TUNISIA ATTEMPTS TO ATTRACT MORE OPERATORS

Aug. 6, 1990
G. Alan Petzet Exploration Editor Tunisia is renewing its efforts to attract oil and gas companies to explore its territory. About 400 exploratory wells have been drilled and about 100,000 line km of seismic data recorded in the North African country. Four of the five concession or seismic option agreements signed since Jan. 1, 1989, have covered areas near Ashtart oil field in the Gulf of Gabes.
G. Alan Petzet
Exploration Editor

Tunisia is renewing its efforts to attract oil and gas companies to explore its territory.

About 400 exploratory wells have been drilled and about 100,000 line km of seismic data recorded in the North African country.

Four of the five concession or seismic option agreements signed since Jan. 1, 1989, have covered areas near Ashtart oil field in the Gulf of Gabes.

The 1985 petroleum law, as amended in 1987, remains in effect. New legislation being considered is intended to promote deep drilling, gas development, and extension of existing exploration commitments.

It isn't known to what extent, if any, the deep drilling and gas legislation might apply to existing permit holders.

Meanwhile, Schlumberger Ltd. and the national oil company, Entreprise Tunisienne d'Activites Petrolieres (ETAP), are performing a technical review of seven plays in Tunisia and plan to present the results in November 1990 followed by a 2 day field trip.

Of 23 Tunisian permit areas in force, 17 are scheduled to expire in 1990 or 1991. Four were to have expired in July 1990.

The last three agreements signed have been with independents Conquest Exploration Co., Houston, and Coho Resources Inc. and Maxus Energy Corp., both of Dallas.

Several acreage applications are pending.

Most of the country's oil and gas fields are small, but several large areas are unexplored or lightly explored.

ETAP has published Petroleum Geology of Tunisia, a 194 page review of the country's geology and oil and gas prospects.

Authors Ali Ben Ferjani, Pierre F. Burollet, and Fathia Mejri write that recent discoveries and important oil shows have proved the existence of hydrocarbons in newly identified depocenters.

EXPLORATION HISTORY

Exploration in Tunisia consisted of drilling about one well/year during 1909-42. First production came in 1948, when gas was produced from Lower Cretaceous in the Abderrahman structure on Cap-Bon peninsula.

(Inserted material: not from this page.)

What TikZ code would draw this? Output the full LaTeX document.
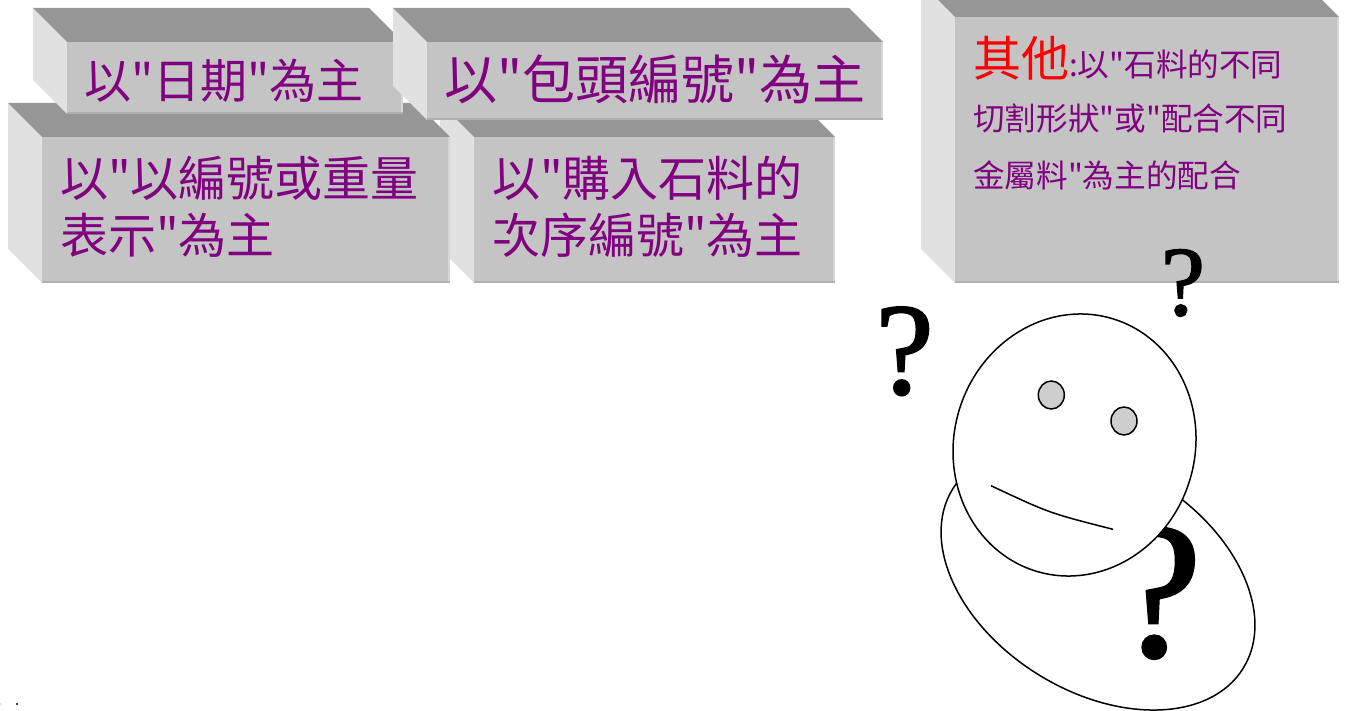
\documentclass[tikz,border=0pt]{standalone}
\usepackage{fontspec}
\newfontfamily\cjk{Noto Sans CJK TC}
\newfontfamily\qmark[FakeBold=1.5]{Liberation Serif}

\definecolor{topgray}{RGB}{150,150,150}
\definecolor{sidegray}{RGB}{225,225,225}
\definecolor{frontgray}{RGB}{196,196,196}
\definecolor{edgedark}{RGB}{176,176,176}
\definecolor{edgelight}{RGB}{214,214,214}
\definecolor{txtpurple}{RGB}{128,0,128}
\definecolor{eyegray}{RGB}{206,206,206}

% A raised slab: front face from (#1,#2) to (#3,#4), depth #5 (all in px, y downwards)
\newcommand\drawslab[5]{%
  \fill[sidegray] (#1-#5,-#2+#5) -- (#1,-#2) -- (#1,-#4) -- (#1-#5,-#4+#5) -- cycle;
  \fill[topgray] (#1-#5,-#2+#5) -- (#3-#5,-#2+#5) -- (#3,-#2) -- (#1,-#2) -- cycle;
  \fill[frontgray] (#1,-#2) rectangle (#3,-#4);
  \draw[edgelight, line width=2pt] (#3-1,-#2) -- (#3-1,-#4);
  \draw[edgedark, line width=2pt] (#1,-#4+1) -- (#3,-#4+1);
}

\begin{document}
\begin{tikzpicture}[x=1pt, y=1pt,
  boxtext/.style={inner sep=0pt, anchor=base west, text=txtpurple, font=\cjk},
  figline/.style={draw=black, line width=1.5pt},
  query/.style={inner sep=0pt, anchor=base, text=black}]
\useasboundingbox (0,0) rectangle (1346,-711);

% slabs, back to front
\drawslab{955}{17}{1339}{283}{34}
\drawslab{474}{137}{835}{283}{34}
\drawslab{42}{137}{450}{283}{34}
\drawslab{67}{42}{403}{114}{34}
\drawslab{427}{42}{883}{120}{34}

% slab labels
\node[boxtext, font=\cjk\fontsize{47}{47}\selectfont] (date) at (84,-98.7) {以"日期"為主};
\node[boxtext, font=\cjk\fontsize{53}{53}\selectfont] (pack) at (444,-99.3) {以"包頭編號"為主};
\node[boxtext, font=\cjk\fontsize{48}{48}\selectfont] (weightA) at (60,-196.6) {以"以編號或重量};
\node[boxtext, font=\cjk\fontsize{48}{48}\selectfont] (weightB) at (60,-253.6) {表示"為主};
\node[boxtext, font=\cjk\fontsize{48}{48}\selectfont] (orderA) at (492,-196.6) {以"購入石料的};
\node[boxtext, font=\cjk\fontsize{48}{48}\selectfont] (orderB) at (492,-253.6) {次序編號"為主};
\node[boxtext, font=\cjk\fontsize{31.6}{31.6}\selectfont] (otherA) at (973,-77)
  {{\color{red}\fontsize{48}{48}\selectfont 其他}:以"石料的不同};
\node[boxtext, font=\cjk\fontsize{31.6}{31.6}\selectfont] (otherB) at (973,-130.8) {切割形狀"或"配合不同};
\node[boxtext, font=\cjk\fontsize{31.6}{31.6}\selectfont] (otherC) at (973,-187.8) {金屬料"為主的配合};

% puzzled figure
\draw[figline, fill=white, rotate around={-31.7:(1098,-578.5)}]
  (1098,-578.5) ellipse [x radius=170.7, y radius=113.1];
\node[query, font=\qmark\fontsize{194}{194}\selectfont] (qbig) at (1158.5,-656) {?};
\draw[figline, fill=white, rotate around={-16.7:(1074.5,-445)}]
  (1074.5,-445) ellipse [x radius=120.5, y radius=131.9];
\draw[figline, fill=eyegray] (1051.3,-395) ellipse [x radius=13, y radius=14];
\draw[figline, fill=eyegray] (1124,-421) ellipse [x radius=13, y radius=14];
\draw[figline] (991,-485.7) .. controls (1049.3,-513.1) .. (1113,-529.3);
\node[query, font=\qmark\fontsize{131}{131}\selectfont] (qleft) at (904.6,-393.7) {?};
\node[query, font=\qmark\fontsize{99}{99}\selectfont] (qtop) at (1183,-315) {?};

% stray marks at the lower left
\fill[black] (17,-704) circle (1.1);
\fill[gray!60] (0.8,-704) circle (0.7);
\end{tikzpicture}
\end{document}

The first commercial oil production appeared in 1964 from Middle Triassic sandstone on the large El Borma structure along the Algerian border. Oil was also discovered in Lower Cretaceous Aptian carbonates at Douleb in west central Tunisia.

The country's deepest test, to 17,525 ft, was drilled in the mid-1960s on the Abderrahman structure. Exploration then slowed.

Ashtart, Tunisia's second major oil field after El Borma, was discovered off Sfax in Lower Eocene El Gueria limestone in 1971, and Sidi El Itayem field was discovered in the plain of Sfax in southern Tunisia the same year in the same formation.

In 1975 Miskar gas field was discovered in Upper Cretaceous carbonates in the Gulf of Gabes. British Gas Tunisie (BGT) plans to decide this fall whether to develop the field, which it estimates contains about 1 tcf of gas reserves (OGJ, June 11, Newsletter).

Also in the 1970s, Birsa, Tazerka, and Yasmin oil fields were found in Middle Miocene sands in the Gulf of Hammamet; and oil, gas, and condensate were discovered in Ordovician quartzite in the Chott area.

Tunisian exploration peaked in 1981, when 32 wells were drilled. Activity later slowed markedly, especially after oil prices collapsed in 1986.

OPEC News Agency says Tunisia's oil production, which declined by about 1,000 b/d/year since the mid-1980s, is expected to average 90,000 b/d this year.

Oil output may at least level off for several years, owing to a number of onshore discoveries by BGT.

BGT said earlier this year that production from its Kerkennah concession near Sfax will rise to at least 10,000 b/d in 1991 from the current 3,200 b/d. BGT also plans to drill two wildcats, one soon and another in early 1991.

CHALLENGES

Many questions about Tunisian petroleum geology remain unanswered.

The book lists the following as problems:

  • Structure and evolution of the grabens.

  • Geochemical evaluation out of the classical source rocks. There is a lack of systematic analysis.

  • Role of the paleoclimatology in regard to organic matter maturation, ecology, and sedimentology; e.g., the consequences of Upper Cretaceous ultrathermal events.

  • Thermal effects of the Cretaceous volcanisms.

  • Subsurface evolution of the salt structures and exploration of the traps along their flanks.